[Supplied records]
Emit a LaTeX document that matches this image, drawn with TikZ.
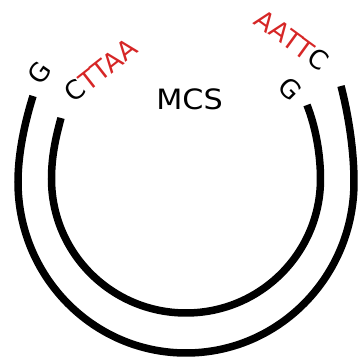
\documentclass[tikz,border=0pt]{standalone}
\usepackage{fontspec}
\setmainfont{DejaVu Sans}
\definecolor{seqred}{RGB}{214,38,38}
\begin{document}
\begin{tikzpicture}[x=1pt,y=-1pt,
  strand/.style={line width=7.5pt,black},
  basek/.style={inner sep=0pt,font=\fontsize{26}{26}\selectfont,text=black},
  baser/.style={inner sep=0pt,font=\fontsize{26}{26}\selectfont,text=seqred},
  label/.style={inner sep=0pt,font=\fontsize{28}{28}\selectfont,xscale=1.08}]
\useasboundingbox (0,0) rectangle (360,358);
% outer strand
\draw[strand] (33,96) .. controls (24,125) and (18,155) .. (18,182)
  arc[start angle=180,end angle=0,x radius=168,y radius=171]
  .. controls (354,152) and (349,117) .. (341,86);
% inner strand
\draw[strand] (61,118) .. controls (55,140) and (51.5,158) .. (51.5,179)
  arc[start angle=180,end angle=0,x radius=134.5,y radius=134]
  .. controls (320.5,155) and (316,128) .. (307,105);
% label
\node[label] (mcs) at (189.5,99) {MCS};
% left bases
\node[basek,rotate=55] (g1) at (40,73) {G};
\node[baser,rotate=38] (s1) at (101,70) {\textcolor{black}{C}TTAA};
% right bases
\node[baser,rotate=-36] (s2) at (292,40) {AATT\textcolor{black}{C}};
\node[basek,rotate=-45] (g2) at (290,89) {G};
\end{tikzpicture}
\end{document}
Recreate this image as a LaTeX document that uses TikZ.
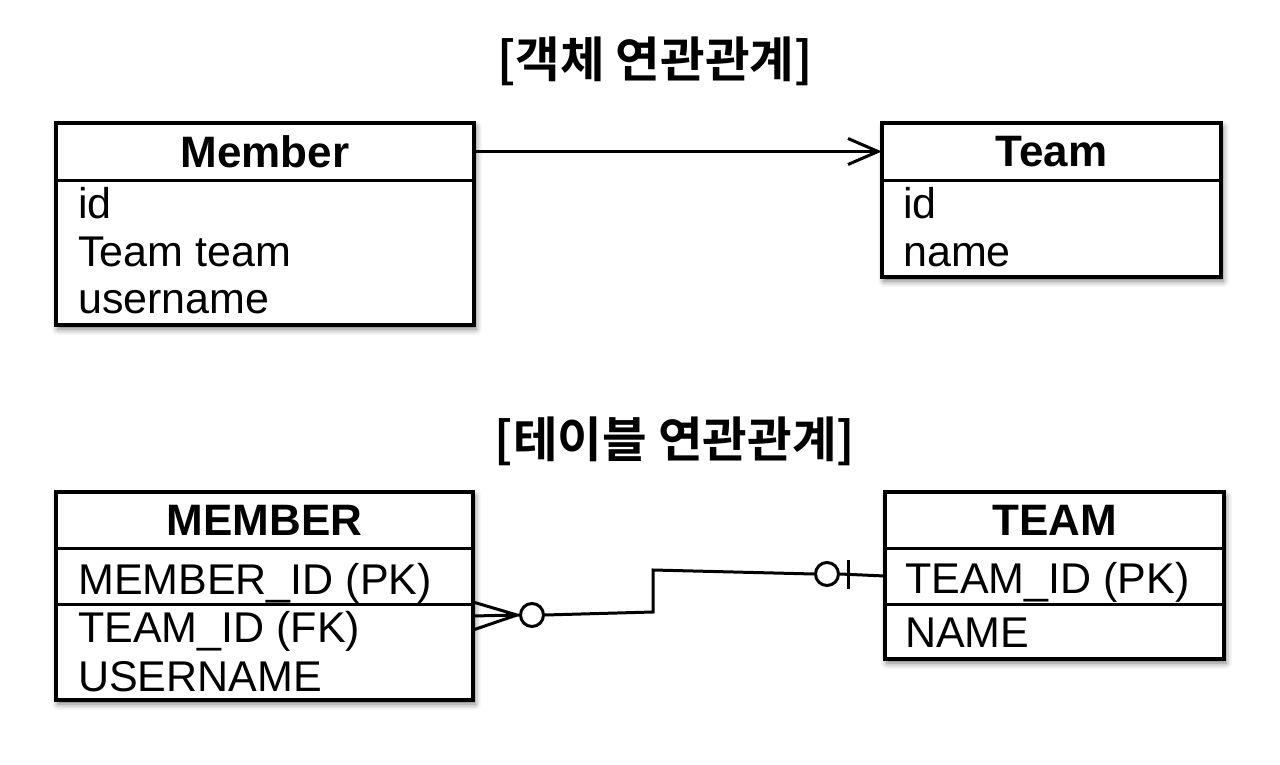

[Task instructions] Omitting all images, print the listing exactly.

[Answer to the problem]
Emit a LaTeX document that matches this image, drawn with TikZ.
\documentclass[tikz,border=0pt]{standalone}
\usepackage{fontspec}
\setmainfont{DejaVu Sans}
\definecolor{seqred}{RGB}{214,38,38}
\begin{document}
\begin{tikzpicture}[x=1pt,y=-1pt,
  strand/.style={line width=7.5pt,black},
  basek/.style={inner sep=0pt,font=\fontsize{26}{26}\selectfont,text=black},
  baser/.style={inner sep=0pt,font=\fontsize{26}{26}\selectfont,text=seqred},
  label/.style={inner sep=0pt,font=\fontsize{28}{28}\selectfont,xscale=1.08}]
\useasboundingbox (0,0) rectangle (360,358);
% outer strand
\draw[strand] (33,96) .. controls (24,125) and (18,155) .. (18,182)
  arc[start angle=180,end angle=0,x radius=168,y radius=171]
  .. controls (354,152) and (349,117) .. (341,86);
% inner strand
\draw[strand] (61,118) .. controls (55,140) and (51.5,158) .. (51.5,179)
  arc[start angle=180,end angle=0,x radius=134.5,y radius=134]
  .. controls (320.5,155) and (316,128) .. (307,105);
% label
\node[label] (mcs) at (189.5,99) {MCS};
% left bases
\node[basek,rotate=55] (g1) at (40,73) {G};
\node[baser,rotate=38] (s1) at (101,70) {\textcolor{black}{C}TTAA};
% right bases
\node[baser,rotate=-36] (s2) at (292,40) {AATT\textcolor{black}{C}};
\node[basek,rotate=-45] (g2) at (290,89) {G};
\end{tikzpicture}
\end{document}
Recreate this image as a LaTeX document that uses TikZ.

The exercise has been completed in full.